Obviously, communication and "keeping" your T outside of session is a real struggle for you. I think the outside communication probably WAS increasing the negative transference, but perhaps not the communication itself, but the way it was enacted. You might have had all sorts of invisible expectations about what sort of responses would soothe you in your need to reach out. When your T fell short of what was needed or simply could not provide it in his own time constraints, it left room for you to project your sense that you could not be valuable or worthy to him onto him. The only way I found to work through this issue was direct honesty:
-Being directly honest with T about what I needed (i.e. "I just need to know you're still there.").
-Being directly honest with T about what I feared (i.e. "I'm afraid you're mad," or "I'm afraid you don't believe me!").
-Being directly honest with myself about what I could reasonably expect from T (i.e. not to process huge amounts of information outside of sessions, but simply to "hear" me and, when he had a break, to let me know he was still there).

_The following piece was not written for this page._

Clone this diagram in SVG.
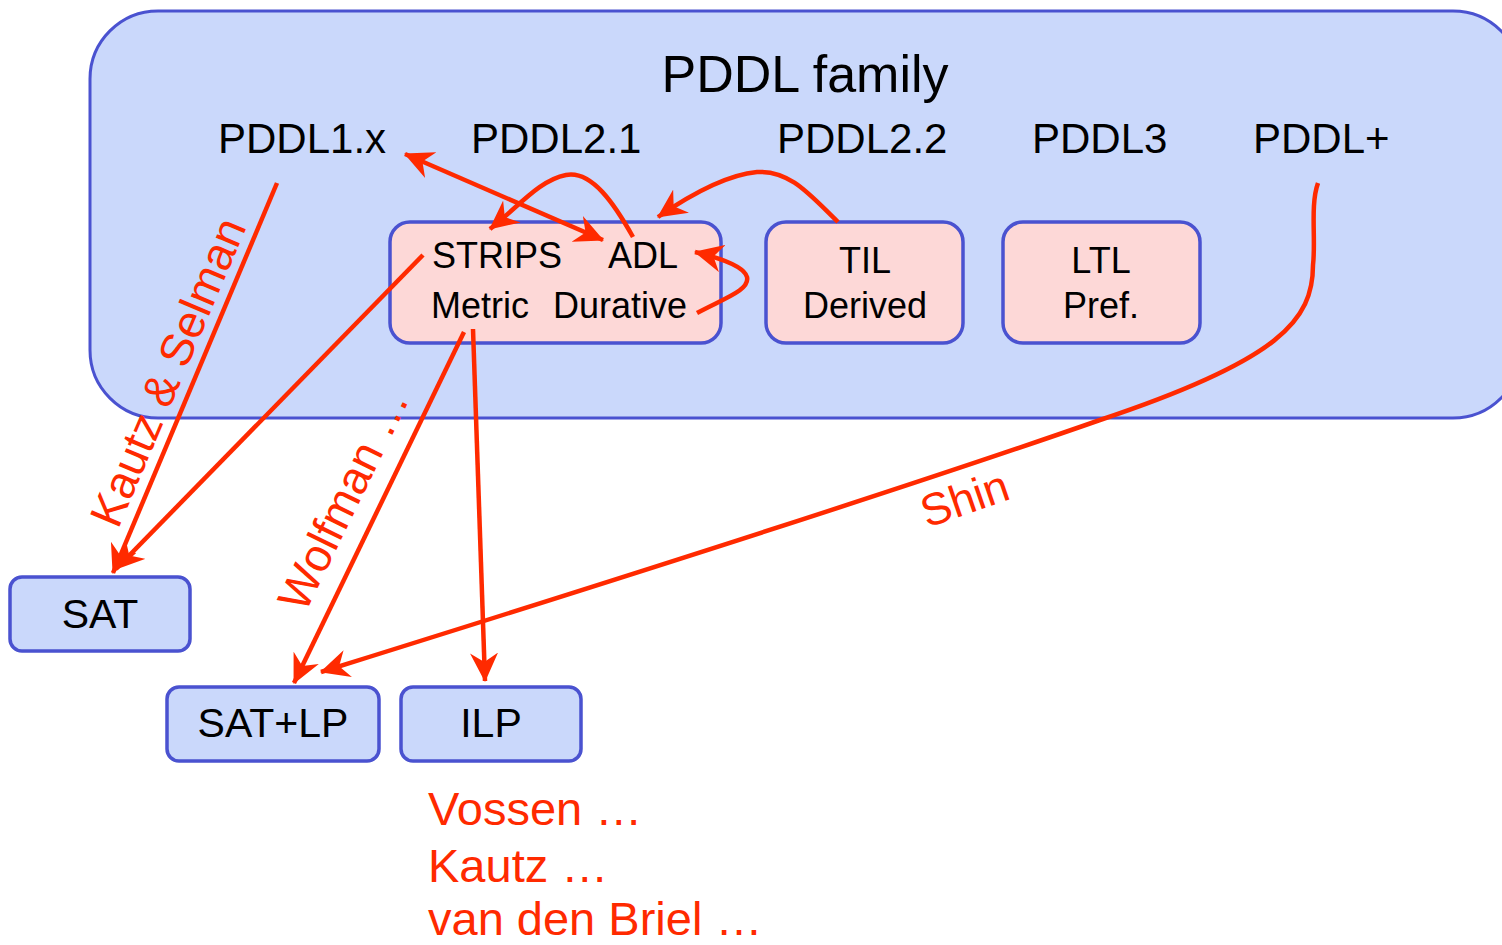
<svg xmlns="http://www.w3.org/2000/svg" width="1502" height="945" viewBox="0 0 1502 945">
<style>
.t{font-family:"Liberation Sans",Arial,sans-serif;fill:#000}
.r{font-family:"Liberation Sans",Arial,sans-serif;fill:#ff2a00}
.outer{fill:#cad8fb;stroke:#4a52d0;stroke-width:3}
.pink{fill:#fdd8d7;stroke:#4a52d0;stroke-width:3.5}
.blue{fill:#cad8fb;stroke:#4a52d0;stroke-width:3.5}
.c{fill:none;stroke:#ff2a00;stroke-width:4.5}
</style>
<defs>
<marker id="ah" markerUnits="userSpaceOnUse" markerWidth="30" markerHeight="28" viewBox="0 0 30 28" refX="28" refY="14" orient="auto-start-reverse">
<path d="M29,14 L0,0 L9,14 L0,28 Z" fill="#ff2a00"/>
</marker>
</defs>
<rect width="1502" height="945" fill="#fff"/>
<g id="family">
<rect class="outer" x="90" y="11" width="1431" height="407" rx="68"/>
<text class="t" x="805" y="92" font-size="52" text-anchor="middle">PDDL family</text>
<text class="t" x="218" y="153" font-size="42">PDDL1.x</text>
<text class="t" x="471" y="153" font-size="42">PDDL2.1</text>
<text class="t" x="777" y="153" font-size="42">PDDL2.2</text>
<text class="t" x="1032" y="153" font-size="42">PDDL3</text>
<text class="t" x="1253" y="153" font-size="42">PDDL+</text>
</g>
<g id="strips">
<rect class="pink" x="390" y="222" width="331" height="121" rx="20"/>
<text class="t" x="432" y="268" font-size="36">STRIPS</text>
<text class="t" x="608" y="268" font-size="36">ADL</text>
<text class="t" x="431" y="318" font-size="36">Metric</text>
<text class="t" x="553" y="318" font-size="36">Durative</text>
</g>
<g id="til">
<rect class="pink" x="766" y="222" width="197" height="121" rx="20"/>
<text class="t" x="865" y="273" font-size="36" text-anchor="middle">TIL</text>
<text class="t" x="865" y="318" font-size="36" text-anchor="middle">Derived</text>
</g>
<g id="ltl">
<rect class="pink" x="1003" y="222" width="197" height="121" rx="20"/>
<text class="t" x="1101" y="273" font-size="36" text-anchor="middle">LTL</text>
<text class="t" x="1101" y="318" font-size="36" text-anchor="middle">Pref.</text>
</g>
<g id="sat">
<rect class="blue" x="10" y="577" width="180" height="74" rx="12"/>
<text class="t" x="100" y="628" font-size="41" text-anchor="middle">SAT</text>
</g>
<g id="satlp">
<rect class="blue" x="167" y="687" width="212" height="74" rx="12"/>
<text class="t" x="273" y="737" font-size="41" text-anchor="middle">SAT+LP</text>
</g>
<g id="ilp">
<rect class="blue" x="401" y="687" width="180" height="74" rx="12"/>
<text class="t" x="491" y="737" font-size="41" text-anchor="middle">ILP</text>
</g>
<g id="connectors">
<path class="c" d="M405,154 L603,240" marker-start="url(#ah)" marker-end="url(#ah)"/>
<path class="c" d="M633,237 C615,205 592,170 566,175 C540,180 520,205 490,229" marker-end="url(#ah)"/>
<path class="c" d="M838,222 C810,195 790,170 757,172 C725,175 690,195 658,217" marker-end="url(#ah)"/>
<path class="c" d="M697,313 C725,298 750,290 747,277 C744,266 720,258 695,252" marker-end="url(#ah)"/>
<path class="c" d="M277,183 L113,573" marker-end="url(#ah)"/>
<path class="c" d="M423,255 L116,569" marker-end="url(#ah)"/>
<path class="c" d="M464,332 L294,683" marker-end="url(#ah)"/>
<path class="c" d="M473,329 L485,681" marker-end="url(#ah)"/>
<path class="c" d="M1318,183 C1310,205 1316,240 1313,265 C1313,320 1280,360 1100,420 C900,490 600,585 321,672" marker-end="url(#ah)"/>
</g>
<g id="labels">
<text class="r" font-size="46" transform="translate(118,530) rotate(-67)">Kautz &amp; Selman</text>
<text class="r" font-size="46" transform="translate(305,614) rotate(-64)">Wolfman …</text>
<text class="r" font-size="45" transform="translate(927,528) rotate(-19)">Shin</text>
<text class="r" x="428" y="825" font-size="47">Vossen …</text>
<text class="r" x="428" y="882" font-size="47">Kautz …</text>
<text class="r" x="428" y="935" font-size="47">van den Briel …</text>
</g>
</svg>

-Being directly honest with myself about where the negative thoughts about my T were coming from, that he hates me or is mad or wants to get rid of me, is all because either other people treated me that way or I have a deeply engrained sense of being worthless myself).
-Being directly honest with T when something he said or did triggered those messages, so we could discover its source together and I could distinguish between his intentions and my reception of him.
Anyway, it is ridiculously hard work and I don't think I could do it if my T wasn't willing to reassure me in between that he was still there. But, I think when it's creating a negative reaction, it can take a lot of work to find a method of reassurance that works for both of us (due to his schedule and my needs and my triggers). I honestly think, since this is such a sticking point for you, that you should keep talking about this need (that doesn't mean you need to demand he change things) until it feels resolved. If he is unwilling to hear everything that's coming up for you with it, take that in and continue to evaluate whether the course you guys are on is what is in your best interest...then I would be concerned. But, if he really seems to hear you, to want to understand your experience, to check in with himself what he believes will help you heal the most, then I would try to give things time to develop naturally. It was hard, but that's how things went with my T and we ended up with a really good relationship, despite the fact that both of us stuff up on the regular.
Anyway, I AM sorry this is so hard. I wish I knew a way to make it easier. But, as I tend to say, "the only way out is through." You can choose to stay "in" it if through is too painful, but "out" is much better, if you can make it.